Although there is a great deal to be enjoyed on site, it would be remiss not to venture further afield. Just up Pinney’s Beach from the resort (I know, that’s not very further afield) are a collection of apparently somewhat ramshackle bars and cafes/restaurants which in fact are vibrant and fun. The one with the biggest reputation is Sunshine’s Bar and Grill – “Sunshine is like a rock star on Nevis,” we were told – where the photos of various celebs adorn the walls and the house speciality cocktail is the Killer Bee. I didn’t risk one but I’m told that, to no surprise, it does feature a lot of alcohol, not all of it rum.

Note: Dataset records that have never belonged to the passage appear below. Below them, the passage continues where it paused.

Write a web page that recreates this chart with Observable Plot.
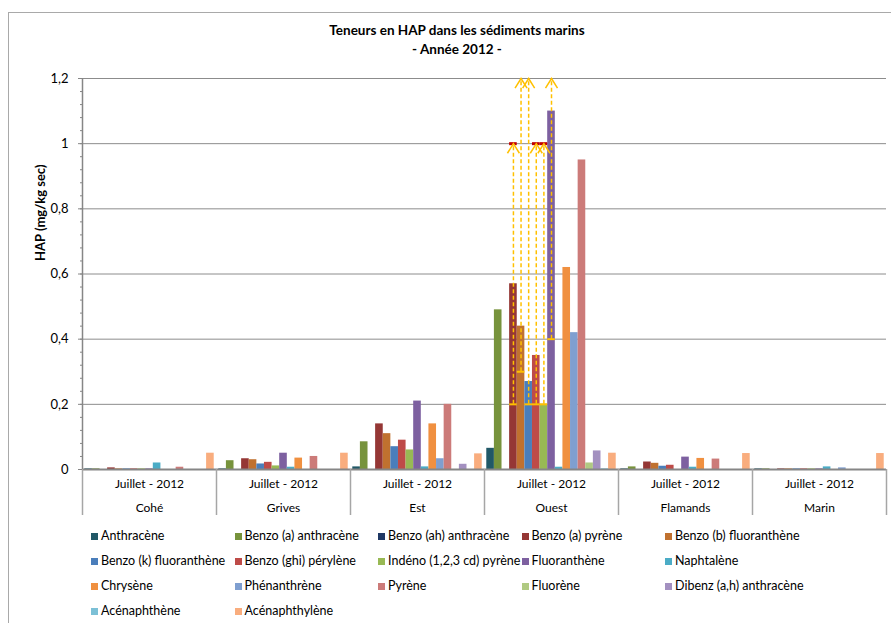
<!DOCTYPE html>
<html>
<head>
<meta charset="utf-8">
<script src="https://cdn.jsdelivr.net/npm/d3@7"></script>
<script src="https://cdn.jsdelivr.net/npm/@observablehq/plot@0.6"></script>
<style>
  body { margin: 0; background: #fff; }
  #wrap { position: relative; width: 891px; height: 623px; overflow: hidden; font-family: Lato, "Open Sans", sans-serif; color: #000; }
  #wrap svg { position: absolute; left: 0; top: 0; }
  #border { position: absolute; left: 8px; top: 12px; width: 1000px; height: 1000px; border-top: 1.5px solid #a9a9a9; border-left: 1.5px solid #a9a9a9; pointer-events: none; }
  #title { position: absolute; left: 0; top: 21px; width: 914px; text-align: center; font-weight: bold; font-size: 13.5px; line-height: 19px; }
  .leg { position: absolute; font-size: 12.5px; line-height: 14px; white-space: nowrap; }
  .leg i { position: absolute; left: 0; top: 3.5px; width: 7px; height: 7px; }
  .leg span { position: absolute; left: 10px; top: 0; }
</style>
</head>
<body>
<div id="wrap">
  <div id="title"></div>
  <div id="legend"></div>
</div>
<script>
// ---- data ----
const titleLines = ["Teneurs en HAP dans les sédiments marins", "- Année 2012 -"];
const yLabel = "HAP (mg/kg sec)";
const periodLabel = "Juillet - 2012";
const sites = ["Cohé", "Grives", "Est", "Ouest", "Flamands", "Marin"];
const compounds = [
  "Anthracène", "Benzo (a) anthracène", "Benzo (ah) anthracène", "Benzo (a) pyrène",
  "Benzo (b) fluoranthène", "Benzo (k) fluoranthène", "Benzo (ghi) pérylène",
  "Indéno (1,2,3 cd) pyrène", "Fluoranthène", "Naphtalène", "Chrysène", "Phénanthrène",
  "Pyrène", "Fluorène", "Dibenz (a,h) anthracène", "Acénaphthène", "Acénaphthylène"
];
const colors = [
  "#215867", "#77933C", "#1F3864", "#953735", "#C0712F", "#4A7EBB", "#BE4B48",
  "#98B954", "#7D60A0", "#4BACC6", "#F09040", "#7F9FD0", "#CC7B79", "#B0CA82",
  "#A390C0", "#7CC0D6", "#F9AD7E"
];
// values per site, in compound order (mg/kg sec)
const valCohe     = [0.002, 0.002, 0, 0.005, 0.002, 0.002, 0.002, 0.002, 0.002, 0.02, 0, 0, 0.007, 0, 0, 0, 0.05];
const valGrives   = [0.002, 0.027, 0, 0.033, 0.03, 0.017, 0.022, 0.011, 0.05, 0.007, 0.035, 0, 0.04, 0, 0, 0, 0.05];
const valEst      = [0.008, 0.085, 0, 0.14, 0.11, 0.07, 0.09, 0.06, 0.21, 0.008, 0.14, 0.033, 0.2, 0, 0.016, 0, 0.048];
const valOuest    = [0.065, 0.49, 0, 0.57, 0.44, 0.27, 0.35, 0.2, 1.1, 0.007, 0.62, 0.42, 0.95, 0.02, 0.057, 0.002, 0.05];
const valFlamands = [0.002, 0.008, 0, 0.023, 0.019, 0.01, 0.013, 0, 0.038, 0.007, 0.034, 0, 0.032, 0, 0, 0, 0.049];
const valMarin    = [0.002, 0.002, 0, 0.002, 0.002, 0.002, 0.002, 0.002, 0.002, 0.008, 0, 0.005, 0, 0, 0, 0, 0.049];
const yTicks = [0, 0.2, 0.4, 0.6, 0.8, 1, 1.2];
// annotation arrows (Ouest)
const annotSite = "Ouest";
const annotCompounds = ["Benzo (a) pyrène", "Benzo (b) fluoranthène", "Benzo (k) fluoranthène", "Benzo (ghi) pérylène", "Indéno (1,2,3 cd) pyrène", "Fluoranthène"];
const annotLow  = [0.2, 0.3, 0.2, 0.2, 0.2, 0.4];
const annotHigh = [1.0, 1.2, 1.2, 1.0, 1.0, 1.2];
const redCompounds = ["Benzo (a) pyrène", "Benzo (ghi) pérylène", "Indéno (1,2,3 cd) pyrène"];
const redLevel = 1.0;

// ---- build ----
const siteValues = [valCohe, valGrives, valEst, valOuest, valFlamands, valMarin];
const rows = [];
sites.forEach((s, i) => compounds.forEach((c, j) => rows.push({site: s, compound: c, value: siteValues[i][j]})));
const annot = annotCompounds.map((c, i) => ({site: annotSite, compound: c, lo: annotLow[i], hi: annotHigh[i]}));
const reds = redCompounds.map(c => ({site: annotSite, compound: c, v: redLevel}));

const W = 891, H = 623, ML = 82, MR = 5, MT = 78, MB = 154, PO = 0.3;
const facetW = (W - ML - MR) / sites.length;
const bw = facetW / (compounds.length + 2 * PO);
const edge = bw * (0.5 + PO);
const plotH = H - MT - MB;

const chevron = {
  draw(ctx, size) {
    const r = Math.sqrt(size / Math.PI);
    ctx.moveTo(-r, r * 1.6);
    ctx.lineTo(0, 0);
    ctx.lineTo(r, r * 1.6);
  }
};

const yfmt = d => String(+d.toFixed(2)).replace(".", ",");

const chart = Plot.plot({
  width: W, height: H,
  marginLeft: ML, marginRight: MR, marginTop: MT, marginBottom: MB,
  style: {fontFamily: "Lato, 'Open Sans', sans-serif", fontSize: "12px", background: "transparent", color: "#000", overflow: "visible"},
  fx: {domain: sites, padding: 0, round: false},
  x: {domain: compounds, paddingInner: 0, paddingOuter: PO, round: false, axis: null},
  y: {domain: [0, 1.2]},
  color: {domain: compounds, range: colors},
  marks: [
    Plot.gridY({ticks: yTicks.slice(1), stroke: "#8c8c8c", strokeOpacity: 1}),
    Plot.barY(rows, {fx: "site", x: "compound", y: "value", fill: "compound"}),
    Plot.ruleY([0], {stroke: "#868686", strokeWidth: 2}),
    // y axis line
    Plot.ruleX([sites[0]], {fx: d => d, x: () => compounds[0], dx: -edge, stroke: "#868686", strokeWidth: 1.5}),
    // category separators below the axis
    Plot.ruleX(sites, {fx: d => d, x: () => compounds[0], dx: -edge, insetTop: plotH, insetBottom: -46, stroke: "#a6a6a6", strokeWidth: 1.5}),
    Plot.ruleX([sites[sites.length - 1]], {fx: d => d, x: () => compounds[compounds.length - 1], dx: edge, insetTop: plotH, insetBottom: -46, stroke: "#a6a6a6", strokeWidth: 1.5}),
    Plot.axisY({interval: 0.04, tickSize: 2, text: null, stroke: "#868686", label: null}),
    Plot.axisY({ticks: yTicks, tickSize: 4, tickPadding: 10, tickFormat: yfmt, fontSize: 13, stroke: "#868686", fill: "#000", label: null}),
    Plot.axisFx({anchor: "bottom", tickSize: 0, tickPadding: 1, lineHeight: 2, fontSize: 12, tickFormat: d => `${periodLabel}\n${d}`, label: null}),
    Plot.text([yLabel], {fx: () => sites[0], frameAnchor: "left", dx: -42, dy: -13, rotate: -90, fontWeight: "bold", fontSize: 13}),
    // annotations
    Plot.ruleX(annot, {fx: "site", x: "compound", y1: "lo", y2: "hi", stroke: "#FFC000", strokeWidth: 1.5, strokeDasharray: "4,2.5"}),
    Plot.tickY(annot, {fx: "site", x: "compound", y: "lo", stroke: "#FFC000", strokeWidth: 2}),
    Plot.tickY(reds, {fx: "site", x: "compound", y: "v", stroke: "#C00000", strokeWidth: 3}),
    Plot.dot(annot, {fx: "site", x: "compound", y: "hi", symbol: chevron, r: 6, stroke: "#FFC000", fill: "none", strokeWidth: 1.5})
  ]
});

const wrap = document.getElementById("wrap");
wrap.insertBefore(chart, wrap.firstChild);
const border = document.createElement("div");
border.id = "border";
wrap.appendChild(border);

document.getElementById("title").innerHTML = titleLines.map(t => `<div>${t}</div>`).join("");

const legend = document.getElementById("legend");
compounds.forEach((c, i) => {
  const col = i % 5, row = Math.floor(i / 5);
  const d = document.createElement("div");
  d.className = "leg";
  d.style.left = (91 + col * 143.5) + "px";
  d.style.top = (536 - 7 + row * 25) + "px";
  d.innerHTML = `<i style="background:${colors[i]}"></i><span>${c}</span>`;
  legend.appendChild(d);
});
</script>
</body>
</html>
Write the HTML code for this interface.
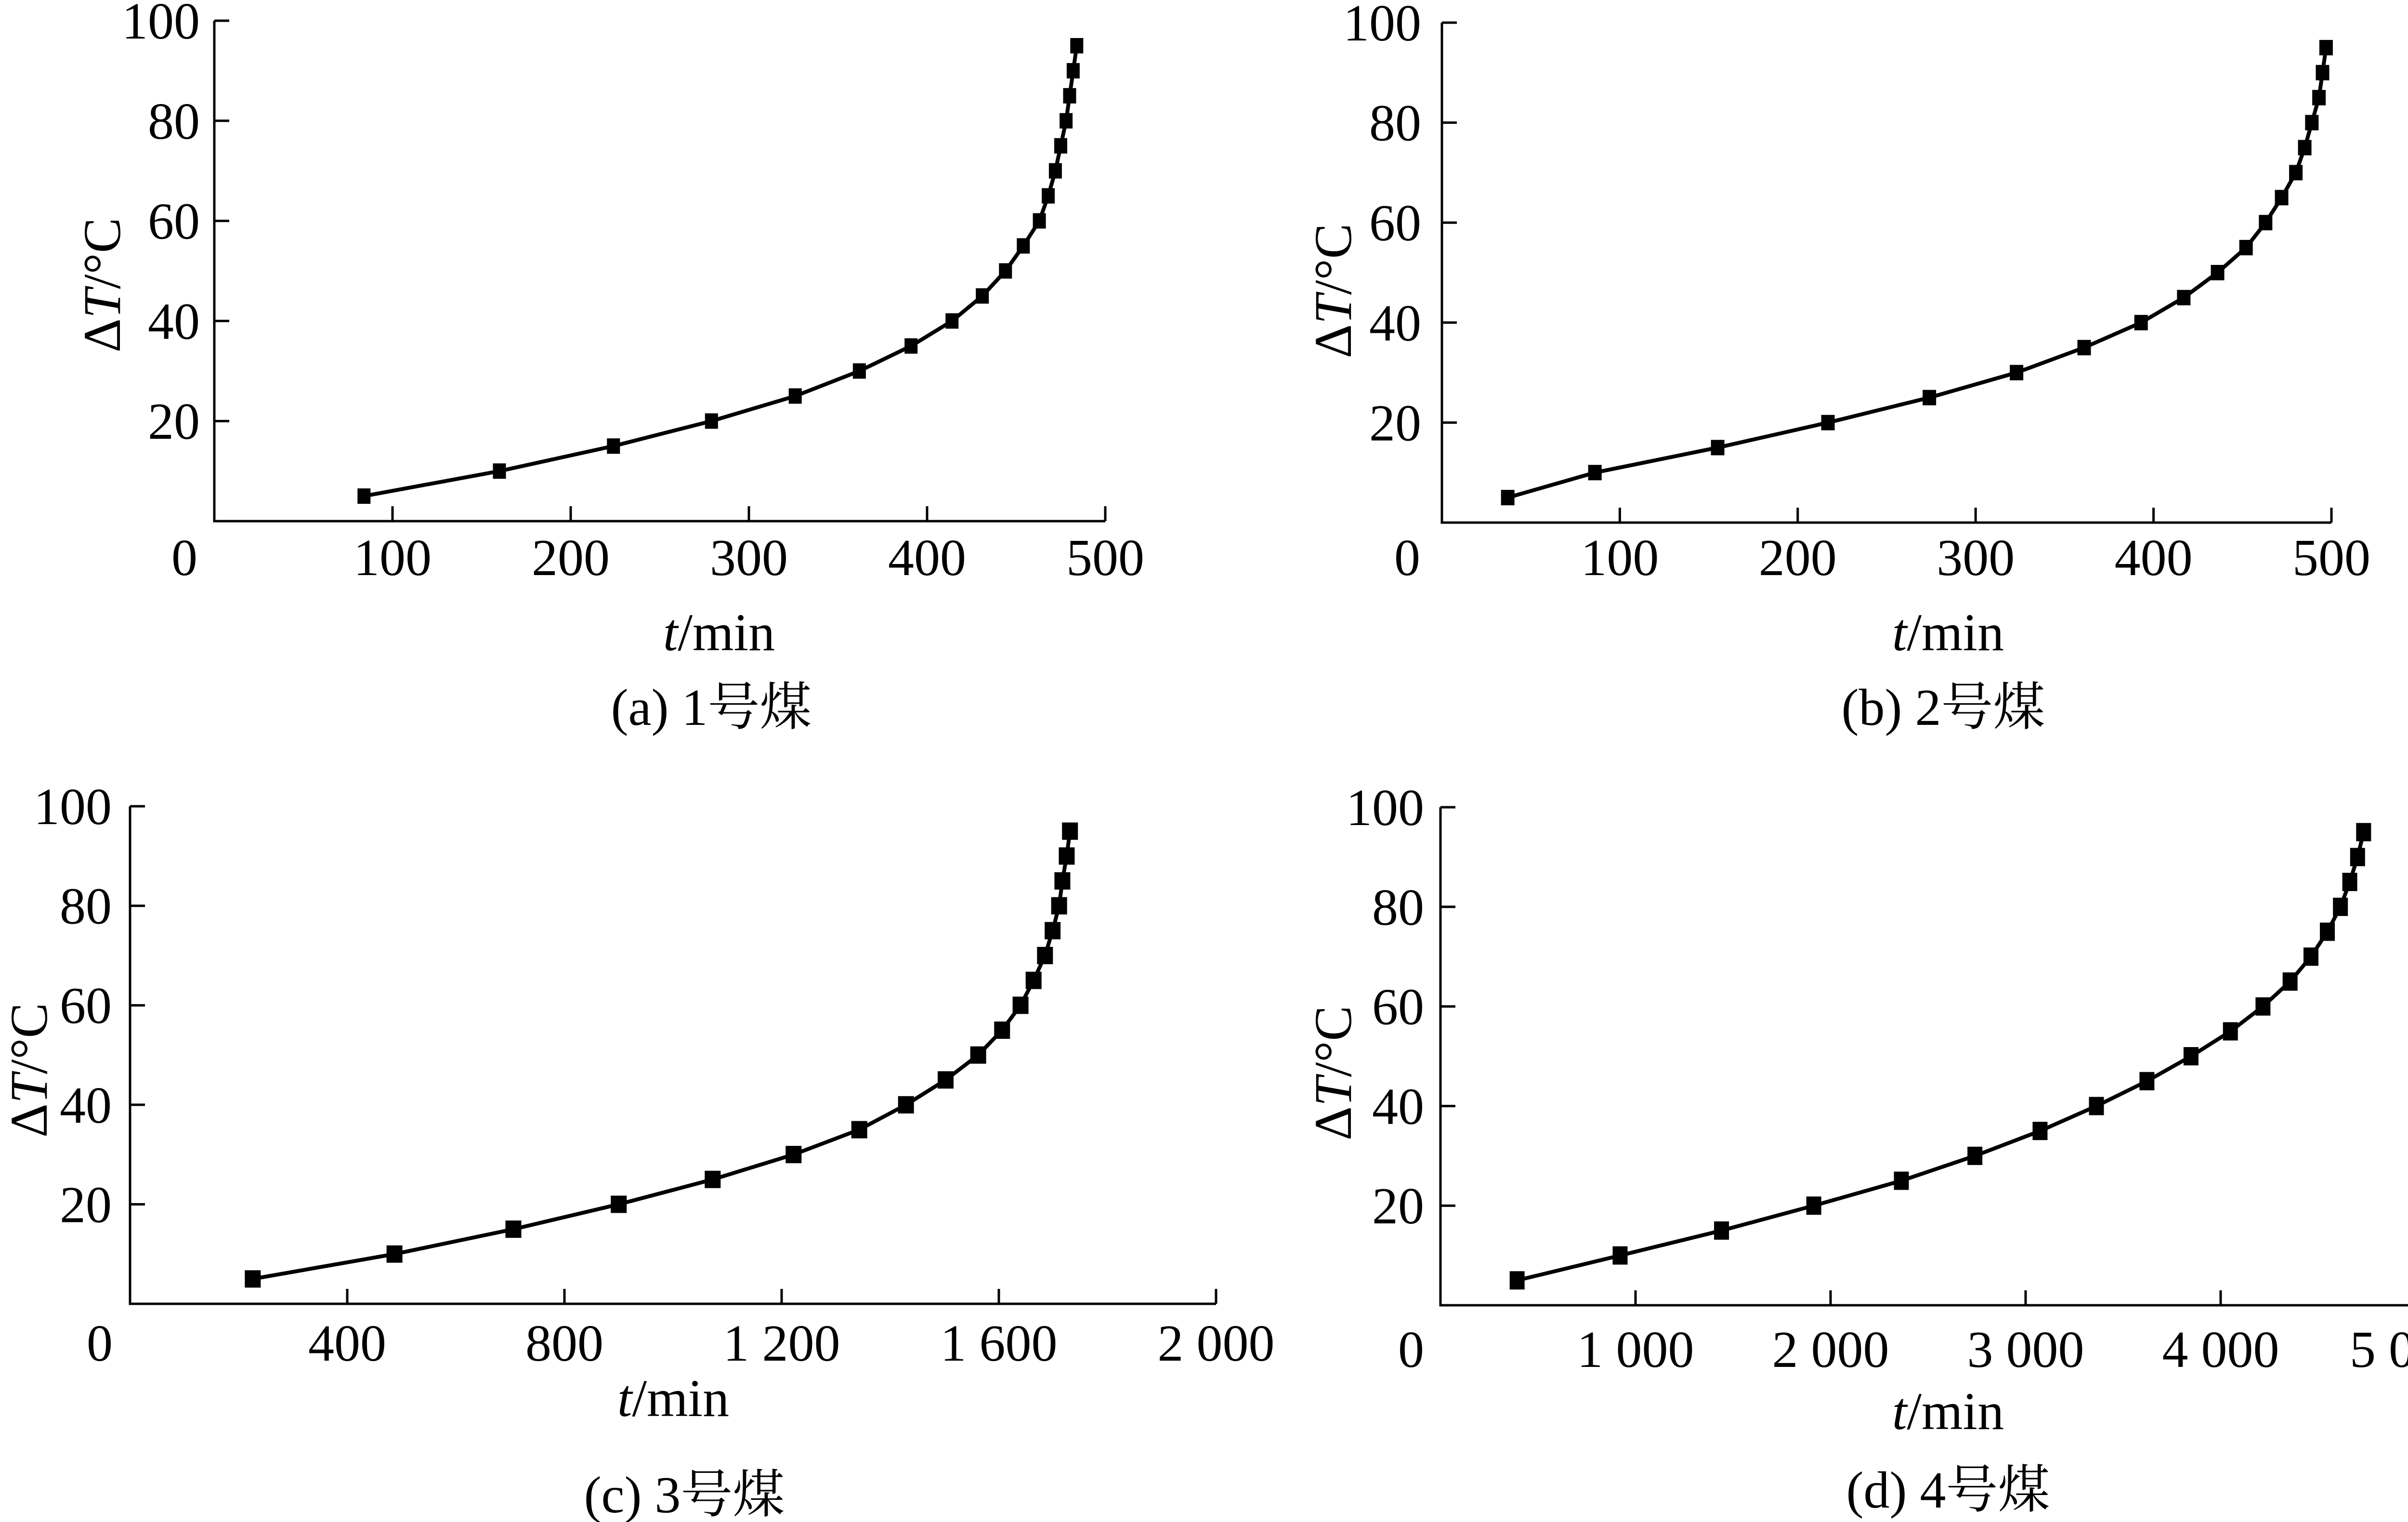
<!DOCTYPE html>
<html><head><meta charset="utf-8"><style>
html,body{margin:0;padding:0;background:#fff;}
svg{display:block;}
text{font-family:"Liberation Serif","Noto Serif CJK SC",serif;fill:#000;}
</style></head><body>
<svg id="fig" width="5122" height="3160" viewBox="0 0 5122 3160"></svg>
<script>
const yValues=[5,10,15,20,25,30,35,40,45,50,55,60,65,70,75,80,85,90,95];
const coal1Times=[84,160,224,279,326,362,391,414,431,444,454,463,468,472,475,478,480,482,484];
const coal2Times=[37,86,155,217,274,323,361,393,417,436,452,463,472,480,485,489,493,495,497];
const coal3Times=[226,487,706,900,1073,1222,1343,1429,1502,1562,1606,1640,1664,1685,1699,1711,1717,1725,1731];
const coal4Times=[393,921,1441,1914,2363,2740,3074,3363,3622,3848,4050,4217,4356,4463,4547,4614,4662,4702,4733];
const xTicks1=[100,200,300,400,500];
const xTicks3=[400,800,1200,1600,2000];
const xTicks4=[1000,2000,3000,4000,5000];
const xTickLabels1=["100","200","300","400","500"];
const xTickLabels3=["400","800","1 200","1 600","2 000"];
const xTickLabels4=["1 000","2 000","3 000","4 000","5 000"];
const yTicks=[20,40,60,80,100];
const captions=["(a) 1号煤","(b) 2号煤","(c) 3号煤","(d) 4号煤"];

const NS="http://www.w3.org/2000/svg";
const svg=document.getElementById('fig');
function mk(tag,attrs,parent){const e=document.createElementNS(NS,tag);for(const k in attrs)e.setAttribute(k,attrs[k]);(parent||svg).appendChild(e);return e;}

function panel(p){
  const g=mk('g',{});
  
  
  const xs=v=>p.x0+(v-0)/p.xmax*(p.x1-p.x0);
  const ys=v=>p.y0-(v/100)*(p.y0-p.y100);
  const ax=mk('path',{d:`M${p.x0},${p.y100} L${p.x0},${p.y0} L${p.x1},${p.y0}`,fill:'none',stroke:'#000','stroke-width':5},g);
  
  
  yTicks.forEach(v=>{
    const t=mk('line',{x1:p.x0,x2:p.x0+31,y1:ys(v),y2:ys(v),stroke:'#000','stroke-width':5},g);
    
    
    const l=mk('text',{x:p.ylabR,y:ys(v)+37,'font-size':108,'text-anchor':'end'},g);
    l.textContent=String(v);
    
    
  });
  p.xt.forEach((v,i)=>{
    const t=mk('line',{x1:xs(v),x2:xs(v),y1:p.y0,y2:p.y0-31,stroke:'#000','stroke-width':5},g);
    
    
    const last=(i===p.xt.length-1)&&p.lastStart;
    const l=mk('text',{x:last?p.lastStart:xs(v),y:p.xlabY,'font-size':108,'text-anchor':last?'start':'middle'},g);
    l.textContent=p.xl[i];
    
    
  });
  const z=mk('text',{x:p.zeroX,y:p.xlabY,'font-size':108,'text-anchor':'middle'},g);
  z.textContent='0';
  
  
  const pts=p.data.map((v,i)=>xs(v).toFixed(1)+','+ys(yValues[i]).toFixed(1)).join(' ');
  const ln=mk('polyline',{points:pts,fill:'none',stroke:'#000','stroke-width':8,'stroke-linejoin':'round'},g);
  
  
  p.data.forEach((v,i)=>{
    const r=mk('rect',{x:xs(v)-p.mw/2,y:ys(yValues[i])-p.mh/2,width:p.mw,height:p.mh,fill:'#000'},g);
    
    
  });
  const xt=mk('text',{x:p.xtX,y:p.xtY,'font-size':110,'text-anchor':'middle'},g);
  xt.innerHTML='<tspan font-style="italic">t</tspan>/min';
  
  
  const yt=mk('text',{x:0,y:0,'font-size':110,'text-anchor':'middle',transform:`translate(${p.ytX+38},${p.ytY}) rotate(-90)`},g);
  yt.innerHTML='Δ<tspan font-style="italic">T</tspan>/°C';
  
  
  const c=mk('text',{x:p.capX,y:p.capY,'font-size':108,'text-anchor':'middle'},g);
  c.textContent=p.cap;
  
  
}

panel({id:'a',x0:445,x1:2295,xmax:500,y0:1082,y100:43,data:coal1Times,xt:xTicks1,xl:xTickLabels1,ylabR:415,xlabY:1194,zeroX:383,mw:27,mh:32,xtX:1493,xtY:1350,ytX:211,ytY:592,capX:1477,capY:1505,cap:captions[0]});
panel({id:'b',x0:2994,x1:4841,xmax:500,y0:1085,y100:47,data:coal2Times,xt:xTicks1,xl:xTickLabels1,ylabR:2951,xlabY:1194,zeroX:2922,mw:28,mh:32,xtX:4045,xtY:1350,ytX:2767,ytY:604,capX:4035,capY:1505,cap:captions[1]});
panel({id:'c',x0:270,x1:2525,xmax:2000,y0:2707,y100:1674,data:coal3Times,xt:xTicks3,xl:xTickLabels3,ylabR:232,xlabY:2825,zeroX:207,mw:33,mh:36,xtX:1398,xtY:2940,ytX:59,ytY:2222,capX:1421,capY:3140,cap:captions[2]});
panel({id:'d',x0:2991,x1:5016,xmax:5000,y0:2710,y100:1676,data:coal4Times,xt:xTicks4,xl:xTickLabels4,ylabR:2957,xlabY:2838,zeroX:2930,mw:31,mh:38,xtX:4045,xtY:2967,ytX:2767,ytY:2228,capX:4045,capY:3130,cap:captions[3],lastStart:4879});
</script>
</body></html>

We tried two places elsewhere on the island, both inland, towards Nevis Peak. Bananas is a terrific restaurant with a fascinating menu and a very cool bar; Golden Rock, set in exotic gardens, overlooks the ocean to the eastern side of the island, where the next landfall looking out would be somewhere in Africa. They are both well worth the excursion.
We were driven to Bananas by a charming woman who reminisced about the Queen visiting the island when she was a child (the lady in the cab, that is), although I’m not convinced that a business card that prominently displays the words ‘Isaiah 43 – Fear Not’ is a great idea for a taxi driver.
It would also be a hard strategy to keep in mind with a driver from those black tees on the 15th.